___ Data section ___

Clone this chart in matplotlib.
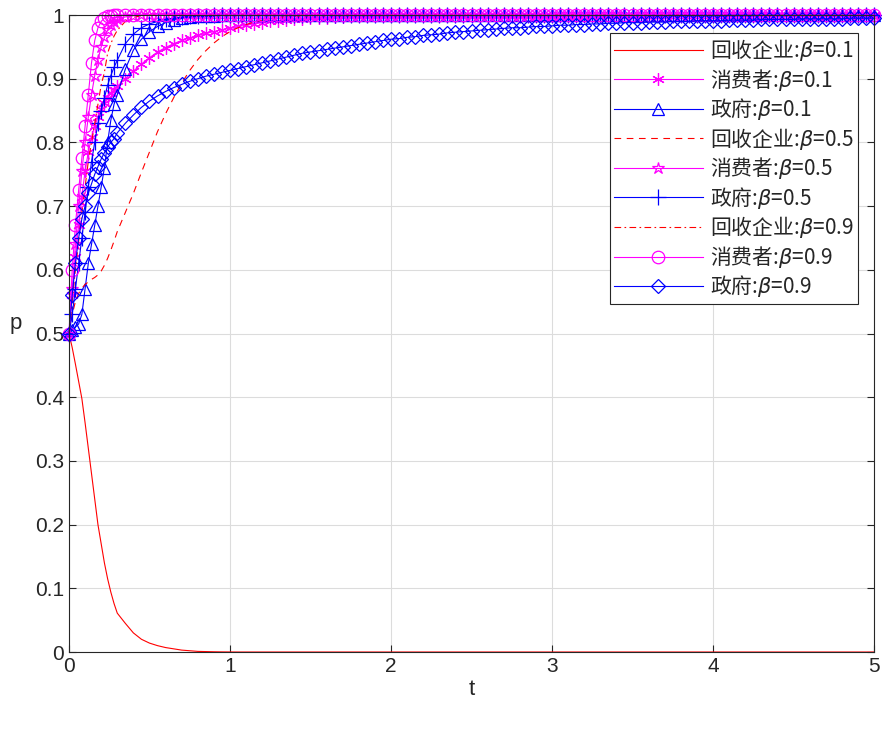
import numpy as np
import matplotlib
matplotlib.use('Agg')
import matplotlib.pyplot as plt

plt.rcParams['font.family'] = ['Liberation Sans', 'Noto Sans CJK SC', 'DejaVu Sans']
plt.rcParams['mathtext.fontset'] = 'custom'
plt.rcParams['mathtext.rm'] = 'Noto Sans CJK SC'
plt.rcParams['mathtext.it'] = 'DejaVu Sans:italic'

# sample times: dense at start, then every 0.05
t_early = [0.00, 0.02, 0.04, 0.06, 0.08, 0.10, 0.12, 0.14, 0.16, 0.18, 0.20, 0.22, 0.24, 0.26, 0.28]
t_late = np.round(np.linspace(0.30, 5.00, 95), 2).tolist()
t = t_early + t_late

# 回收企业 (recycling firms)
recycler_01 = ([0.500, 0.478, 0.452, 0.425, 0.398, 0.360, 0.320, 0.280, 0.240, 0.200, 0.170, 0.140, 0.115, 0.094, 0.076]
               + [0.061, 0.045, 0.030, 0.020, 0.014, 0.010, 0.007, 0.005, 0.003, 0.002, 0.001, 0.0007, 0.0004, 0.0002, 0.0001]
               + [0.0] * 80)
recycler_05 = ([0.500, 0.530, 0.550, 0.563, 0.571, 0.577, 0.581, 0.585, 0.588, 0.592, 0.598, 0.607, 0.618, 0.631, 0.645]
               + [0.660, 0.690, 0.720, 0.753, 0.785, 0.817, 0.845, 0.870, 0.893, 0.913, 0.930, 0.944, 0.956, 0.966, 0.974]
               + [0.980, 0.985, 0.989, 0.992, 0.994, 0.996, 0.997, 0.998, 0.998, 0.999, 0.999, 0.999]
               + [1.0] * 68)
recycler_09 = ([0.500, 0.550, 0.600, 0.645, 0.690, 0.730, 0.770, 0.800, 0.830, 0.860, 0.890, 0.910, 0.940, 0.955, 0.967]
               + [0.976, 0.990, 0.996, 0.999]
               + [1.0] * 91)

# 消费者 (consumers)
consumer_01 = ([0.500, 0.560, 0.620, 0.670, 0.715, 0.755, 0.785, 0.808, 0.826, 0.840, 0.852, 0.862, 0.870, 0.877, 0.883]
               + [0.888, 0.900, 0.912, 0.923, 0.933, 0.942, 0.949, 0.955, 0.960, 0.964, 0.968, 0.971, 0.974, 0.977, 0.979]
               + [0.982, 0.984, 0.986, 0.988, 0.990, 0.991, 0.992, 0.993, 0.994, 0.995,
                  0.996, 0.996, 0.997, 0.997, 0.998, 0.998, 0.998, 0.999, 0.999, 0.999]
               + [0.999] * 20 + [1.0] * 40)
consumer_05 = ([0.500, 0.570, 0.640, 0.700, 0.755, 0.800, 0.840, 0.875, 0.905, 0.930, 0.950, 0.965, 0.976, 0.984, 0.989]
               + [0.993, 0.997, 0.999]
               + [1.0] * 92)
consumer_09 = ([0.500, 0.600, 0.670, 0.725, 0.775, 0.825, 0.875, 0.925, 0.960, 0.980, 0.990, 0.995, 0.998, 0.999, 1.0]
               + [1.0] * 95)

# 政府 (government)
gov_01 = ([0.500, 0.505, 0.510, 0.515, 0.530, 0.570, 0.610, 0.640, 0.670, 0.700, 0.730, 0.760, 0.800, 0.835, 0.860]
          + [0.875, 0.915, 0.945, 0.962, 0.974, 0.982, 0.988, 0.992, 0.995, 0.997, 0.998, 0.999, 0.999]
          + [1.0] * 82)
gov_05 = ([0.500, 0.530, 0.570, 0.610, 0.650, 0.690, 0.730, 0.770, 0.800, 0.830, 0.850, 0.870, 0.890, 0.905, 0.918]
          + [0.929, 0.955, 0.970, 0.980, 0.986, 0.990, 0.993, 0.995, 0.997, 0.998, 0.999, 0.999]
          + [1.0] * 83)
gov_09 = ([0.500, 0.560, 0.610, 0.650, 0.680, 0.700, 0.720, 0.735, 0.750, 0.762, 0.774, 0.784, 0.793, 0.800, 0.806]
          + [0.815, 0.830, 0.843, 0.855, 0.865, 0.873, 0.880, 0.886, 0.891, 0.896, 0.900, 0.904, 0.907, 0.910, 0.913]
          + [0.916, 0.919, 0.922, 0.925, 0.928, 0.931, 0.934, 0.937, 0.940, 0.942,
             0.944, 0.946, 0.948, 0.950, 0.952, 0.954, 0.956, 0.958, 0.960, 0.962]
          + [0.963, 0.965, 0.966, 0.968, 0.969, 0.970, 0.972, 0.973, 0.974, 0.975,
             0.976, 0.977, 0.978, 0.979, 0.980, 0.980, 0.981, 0.982, 0.982, 0.983]
          + [0.984, 0.984, 0.985, 0.985, 0.986, 0.986, 0.987, 0.987, 0.988, 0.988,
             0.988, 0.989, 0.989, 0.989, 0.990, 0.990, 0.990, 0.991, 0.991, 0.991]
          + [0.991, 0.992, 0.992, 0.992, 0.992, 0.993, 0.993, 0.993, 0.993, 0.993,
             0.994, 0.994, 0.994, 0.994, 0.994, 0.994, 0.995, 0.995, 0.995, 0.995])

labels = ['回收企业:$\\beta$=0.1', '消费者:$\\beta$=0.1', '政府:$\\beta$=0.1',
          '回收企业:$\\beta$=0.5', '消费者:$\\beta$=0.5', '政府:$\\beta$=0.5',
          '回收企业:$\\beta$=0.9', '消费者:$\\beta$=0.9', '政府:$\\beta$=0.9']
series = [recycler_01, consumer_01, gov_01,
          recycler_05, consumer_05, gov_05,
          recycler_09, consumer_09, gov_09]

red, mag, blue = '#ff0000', '#ff00ff', '#0000ff'
styles = [
    dict(color=red, ls='-', marker=None),
    dict(color=mag, ls='-', marker=(6, 2, 0), ms=9),
    dict(color=blue, ls='-', marker='^', ms=9),
    dict(color=red, ls=(0, (6, 5)), marker=None),
    dict(color=mag, ls='-', marker='*', ms=9),
    dict(color=blue, ls='-', marker='+', ms=11),
    dict(color=red, ls=(0, (6, 3, 1.5, 3)), marker=None),
    dict(color=mag, ls='-', marker='o', ms=9),
    dict(color=blue, ls='-', marker='D', ms=7.5),
]

fig = plt.figure(figsize=(8.82, 7.29), dpi=100)
ax = fig.add_axes([0.0782, 0.1056, 0.9128, 0.8738])

for y, lab, st in zip(series, labels, styles):
    ax.plot(t, y, color=st['color'], ls=st['ls'], lw=0.8, marker=st['marker'],
            ms=st.get('ms', 6), mfc='none', mew=0.9, label=lab, clip_on=False)

ax.set_xlim(0, 5)
ax.set_ylim(0, 1)
ax.set_xticks([0, 1, 2, 3, 4, 5])
ax.set_yticks(np.round(np.arange(0, 1.01, 0.1), 1))
ax.set_yticklabels(['0', '0.1', '0.2', '0.3', '0.4', '0.5', '0.6', '0.7', '0.8', '0.9', '1'])
ax.grid(True, color='#dcdcdc', lw=0.8)
ax.set_axisbelow(True)
ax.tick_params(direction='in', top=True, right=True, length=5, labelsize=15,
               colors='#262626', width=0.8)
for s in ax.spines.values():
    s.set_color('#262626')
    s.set_linewidth(0.8)
ax.set_xlabel('t', fontsize=16, color='#262626', labelpad=2)
ax.set_ylabel('p', fontsize=16, color='#262626', rotation=0, labelpad=14)

leg = ax.legend(loc='upper right', bbox_to_anchor=(0.98, 0.972), borderaxespad=0,
                prop={'family': 'Noto Sans CJK SC', 'size': 15},
                handlelength=4.25, handletextpad=0.35, labelspacing=0.17,
                fancybox=False, framealpha=1, edgecolor='#262626', borderpad=0.2)
leg.get_frame().set_linewidth(0.8)
leg.set_zorder(10)
for txt in leg.get_texts():
    txt.set_color('#262626')

plt.savefig('out.png', dpi=100)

___

Exercise instructions
Begin at the first line of the data above and repeat each line exactly, stopping after the line containing "t = t_early + t_late". Omit the pictures.

Finished exercise
Clone this chart in matplotlib.
import numpy as np
import matplotlib
matplotlib.use('Agg')
import matplotlib.pyplot as plt

plt.rcParams['font.family'] = ['Liberation Sans', 'Noto Sans CJK SC', 'DejaVu Sans']
plt.rcParams['mathtext.fontset'] = 'custom'
plt.rcParams['mathtext.rm'] = 'Noto Sans CJK SC'
plt.rcParams['mathtext.it'] = 'DejaVu Sans:italic'

# sample times: dense at start, then every 0.05
t_early = [0.00, 0.02, 0.04, 0.06, 0.08, 0.10, 0.12, 0.14, 0.16, 0.18, 0.20, 0.22, 0.24, 0.26, 0.28]
t_late = np.round(np.linspace(0.30, 5.00, 95), 2).tolist()
t = t_early + t_late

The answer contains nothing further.